Issa Serge Coelo : Les cinéastes africains qui m’ont beaucoup marqué sont le Sénégalais Djibril Diop Mambéty, Sembène Ousmane, le Malien Souleymane Cissé, le Burkinabé Idrissa Ouedraogo, les premiers films du Mauritanien Med Hondo, etc.

J’ai des films en tête : "La Noire de…" de Sembène Ousmane, "Touki Bouki" et "Hyènes" de Djibril Diop Mambéty, "Le Franc" – un moyen-métrage qu’il a fait qui est très beau -, "Yeelen" de Souleymane Cissé, "Yaaba" et "Tilaï" d’Idrissa Ouedraogo. J’ai bien aimé "Daratt" de Mahamat Saleh-Haroun. Dans la nouvelle génération : Alain Gomis, le Nigérian Newton, Zeka La Plaine, Balufu Bakupa, Fadika Kramo-Lanciné… Il y en a beaucoup.

Au Maroc, en Tunisie, en Algérie ils ont aussi de très bons films et de très bons cinéastes. Daouda Coulibaly était également venu avec son équipe au Normandie pour son film "Wulu", j’aime bien ce qu’il fait, on avait passé un très bon moment. Cheikh Oumar Sissoko, Abderrahmane Sissako a fait des grands films.

J’aime les films africains faits en Afrique par des Africains.
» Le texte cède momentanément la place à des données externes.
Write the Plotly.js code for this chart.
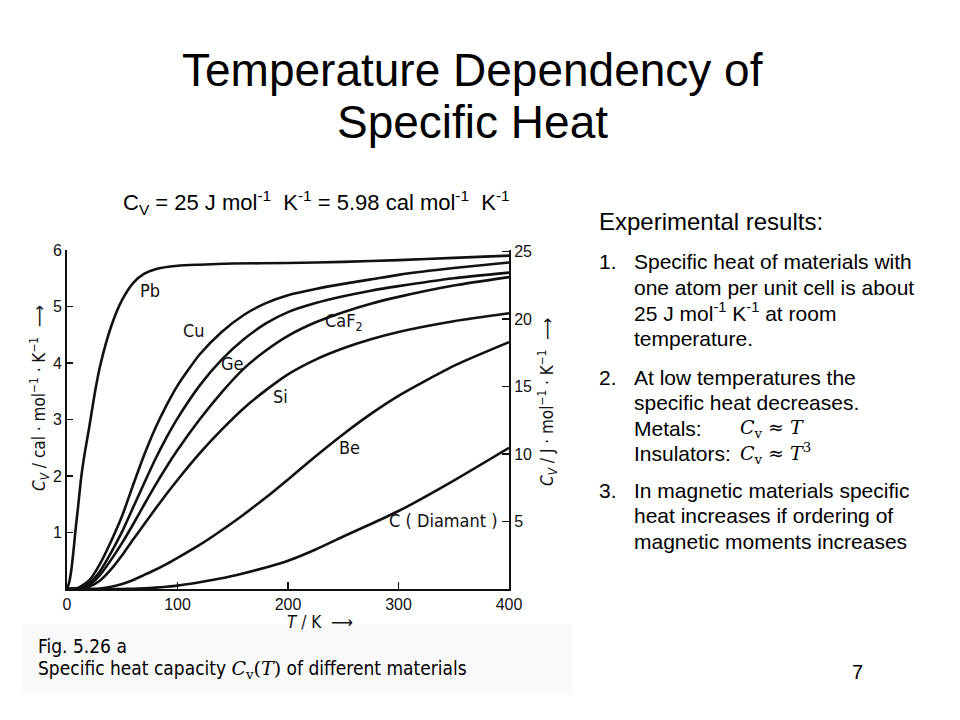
<!DOCTYPE html>
<html>
<head>
<meta charset="utf-8">
<script src="https://cdn.plot.ly/plotly-3.0.1.min.js"></script>
<style>
  body { margin: 0; background: #fff; }
  #plot { width: 960px; height: 720px; }
</style>
</head>
<body>
<div id="plot"></div>
<script>
// temperature grid (K) for most curves, Pb needs a finer one at low T
const tAll = [0, 10, 20, 30, 40, 50, 60, 70, 80, 90, 100, 120, 140, 160, 180, 200, 225, 250, 275, 300, 350, 400];
const tPb = [0, 2, 4, 6, 8, 10, 13, 16, 20, 25, 30, 40, 50, 60, 70, 80, 100, 120, 150, 200, 250, 300, 350, 400];

// Cv in cal mol^-1 K^-1
const cvPb   = [0, 0.12, 0.35, 0.7, 1.1, 1.45, 2.0, 2.4, 2.85, 3.45, 3.95, 4.65, 5.12, 5.42, 5.58, 5.66, 5.72, 5.74, 5.76, 5.77, 5.79, 5.82, 5.86, 5.9];
const cvCu   = [0, 0.02, 0.15, 0.45, 0.85, 1.3, 1.85, 2.38, 2.85, 3.25, 3.6, 4.15, 4.55, 4.85, 5.06, 5.2, 5.31, 5.4, 5.48, 5.56, 5.68, 5.78];
const cvGe   = [0, 0.01, 0.1, 0.32, 0.65, 1.02, 1.45, 1.88, 2.3, 2.68, 3.02, 3.6, 4.06, 4.42, 4.7, 4.9, 5.06, 5.18, 5.28, 5.36, 5.5, 5.6];
const cvCaF2 = [0, 0.01, 0.07, 0.25, 0.52, 0.82, 1.15, 1.5, 1.84, 2.16, 2.46, 3.0, 3.48, 3.9, 4.22, 4.48, 4.72, 4.9, 5.05, 5.17, 5.37, 5.52];
const cvSi   = [0, 0, 0.04, 0.15, 0.35, 0.6, 0.88, 1.15, 1.42, 1.68, 1.93, 2.4, 2.82, 3.2, 3.52, 3.8, 4.06, 4.26, 4.42, 4.55, 4.74, 4.88];
const cvBe   = [0, 0, 0, 0.01, 0.04, 0.09, 0.16, 0.25, 0.34, 0.44, 0.55, 0.78, 1.04, 1.32, 1.62, 1.94, 2.35, 2.74, 3.1, 3.42, 3.95, 4.37];
const cvC    = [0, 0, 0, 0, 0, 0, 0.004, 0.012, 0.025, 0.04, 0.06, 0.12, 0.19, 0.28, 0.38, 0.5, 0.7, 0.93, 1.15, 1.38, 1.92, 2.5];

// curve labels: name, T, Cv
const labelNames = ['Pb', 'Cu', 'Ge', 'CaF<sub>2</sub>', 'Si', 'Be', 'C ( Diamant )'];
const labelT     = [75, 115, 150, 251, 193, 256, 341];
const labelCv    = [5.28, 4.57, 4.0, 4.73, 3.4, 2.5, 1.22];

const xTicks = [0, 100, 200, 300, 400];
const yTicks = [1, 2, 3, 4, 5, 6];
const yTicksJ = [5, 10, 15, 20, 25];
const calToJ = 4.184;

const slideFont = 'Liberation Sans, Arial, sans-serif';
const figFont = 'Liberation Sans Narrow, DejaVu Sans Condensed, Liberation Sans, sans-serif';

// plot area in pixels
const L = 67, R = 509, T = 250, B = 589;
const px = x => (x - L) / (R - L);
const py = y => (B - y) / (B - T);

function curve(x, y) {
  return {
    x: x, y: y, type: 'scatter', mode: 'lines',
    line: { color: '#111', width: 2.6, shape: 'spline', smoothing: 0.6 },
    hoverinfo: 'skip', showlegend: false
  };
}

const data = [
  curve(tPb, cvPb),
  curve(tAll, cvCu),
  curve(tAll, cvGe),
  curve(tAll, cvCaF2),
  curve(tAll, cvSi),
  curve(tAll, cvBe),
  curve(tAll, cvC)
];

// dummy trace so the right axis gets drawn
data.push({ x: [0], y: [0], yaxis: 'y2', mode: 'markers', marker: { opacity: 0 }, hoverinfo: 'skip', showlegend: false });

const annotations = [];
function text(x, y, t, size, opts) {
  annotations.push(Object.assign({
    xref: 'paper', yref: 'paper', x: px(x), y: py(y), text: t, showarrow: false,
    xanchor: 'left', yanchor: 'middle', font: { family: slideFont, size: size, color: '#000' }
  }, opts || {}));
}

// curve labels
labelNames.forEach((n, i) => {
  annotations.push({
    x: labelT[i], y: labelCv[i], xref: 'x', yref: 'y', text: n, showarrow: false,
    font: { family: figFont, size: 18, color: '#111' }
  });
});

// slide title
text(472, 70, 'Temperature Dependency of', 46, { xanchor: 'center' });
text(472, 122, 'Specific Heat', 46, { xanchor: 'center' });
text(316, 203, 'C<sub>V</sub> = 25 J mol<sup>-1</sup>  K<sup>-1</sup> = 5.98 cal mol<sup>-1</sup>  K<sup>-1</sup>', 22, { xanchor: 'center' });

// axis titles
const axFont = { family: figFont, size: 17, color: '#111' };
text(39, 398, '<i>C</i><sub><i>V</i></sub> / cal · mol<sup>−1</sup> · K<sup>−1</sup>  ⟶', 17,
  { xanchor: 'center', textangle: -90, font: axFont });
text(547, 402, '<i>C</i><sub><i>V</i></sub> / J · mol<sup>−1</sup> · K<sup>−1</sup>  ⟶', 17,
  { xanchor: 'center', textangle: -90, font: axFont });
text(320, 622, '<i>T</i> / K  ⟶', 17, { xanchor: 'center', font: axFont });

// right side notes
const math = s => '<span style="font-family:DejaVu Serif, Liberation Serif, serif">' + s + '</span>';
const body = 21;
text(597, 222, 'Experimental results:', 24);
text(597, 261, '1.', body);
text(632, 261, 'Specific heat of materials with', body);
text(632, 287, 'one atom per unit cell is about', body);
text(632, 312, '25 J mol<sup>-1</sup> K<sup>-1</sup> at room', body);
text(632, 338, 'temperature.', body);
text(597, 377, '2.', body);
text(632, 377, 'At low temperatures the', body);
text(632, 402, 'specific heat decreases.', body);
text(632, 428, 'Metals:', body);
text(738, 428, math('<i>C</i><sub>v</sub> ≈ <i>T</i>'), 19);
text(632, 453, 'Insulators:', body);
text(738, 453, math('<i>C</i><sub>v</sub> ≈ <i>T</i><sup>3</sup>'), 19);
text(597, 490, '3.', body);
text(632, 490, 'In magnetic materials specific', body);
text(632, 515, 'heat increases if ordering of', body);
text(632, 541, 'magnetic moments increases', body);

// caption and page number
const capFont = { family: figFont, size: 19, color: '#000' };
text(36, 646, 'Fig. 5.26 a', 19, { font: capFont });
text(36, 669, 'Specific heat capacity ' + math('<i>C</i><sub>v</sub>(<i>T</i>)') + ' of different materials', 19, { font: capFont });
text(857, 672, '7', 20, { xanchor: 'center' });

const tickFont = { family: slideFont, size: 16, color: '#111' };
const layout = {
  width: 960, height: 720,
  margin: { l: L, r: 960 - R, t: T, b: 720 - B },
  paper_bgcolor: '#fff', plot_bgcolor: '#fff',
  showlegend: false,
  xaxis: {
    range: [0, 400], tickvals: xTicks, ticks: 'inside', ticklen: 7, tickwidth: 1.5, tickcolor: '#111',
    showline: true, linecolor: '#111', linewidth: 2, showgrid: false, zeroline: false,
    tickfont: tickFont
  },
  yaxis: {
    range: [0, 6], tickvals: yTicks, ticks: 'inside', ticklen: 6, tickwidth: 1.5, tickcolor: '#111',
    showline: true, linecolor: '#111', linewidth: 2, showgrid: false, zeroline: false,
    tickfont: tickFont
  },
  yaxis2: {
    overlaying: 'y', side: 'right', range: [0, 6 * calToJ], tickvals: yTicksJ,
    ticks: 'inside', ticklen: 7, tickwidth: 1.5, tickcolor: '#111',
    showline: true, linecolor: '#111', linewidth: 2, showgrid: false, zeroline: false,
    tickfont: tickFont
  },
  shapes: [{
    type: 'rect', xref: 'paper', yref: 'paper', layer: 'below',
    x0: px(22), x1: px(572), y0: py(624), y1: py(694),
    fillcolor: '#f9f9f9', line: { width: 0 }
  }],
  annotations: annotations
};

Plotly.newPlot('plot', data, layout, { staticPlot: true });
</script>
</body>
</html>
Des choses se font, c’est encourageant.

Zoom

En tant que producteur

Quels films avez-vous produit avec votre société de production en dehors des vôtres ?

Issa Serge Coelo : J’ai produit le premier court-métrage d’un ami ivoirien, le film s’appelle Bouzié, l’histoire d’une grand-mère. C’est notre première production, on l’a amené au Fespaco en 1997 où il a gagné le Grand prix. J’ai ensuite produit mes propres reportages avant de me lancer dans la co-production de mon premier long-métrage avec une société de production beaucoup plus aisée et expérimentée que la mienne après avoir produit aussi le film d’un Camerounais qui avait fait un film sur le Rwanda après le génocide.

J’ai produit également un court-métrage de Cheik Fantamady Camara en Guinée, j’ai fait un film avec la Burkinabée Mouna Ndiaye, un documentaire sur le warba – une danse du Burkina. J’ai produit d’autres jeunes aussi puis j’ai fait N'Djamena et après N'Djamena j’ai fermé ma société pour travailler avec Sic Productions ici au Tchad, avec laquelle je produis des films institutionnels et des courts-métrages : les premiers courts-métrages d’Achille Ronaimou Adoumbaye, et ceux d'Ache Coelo.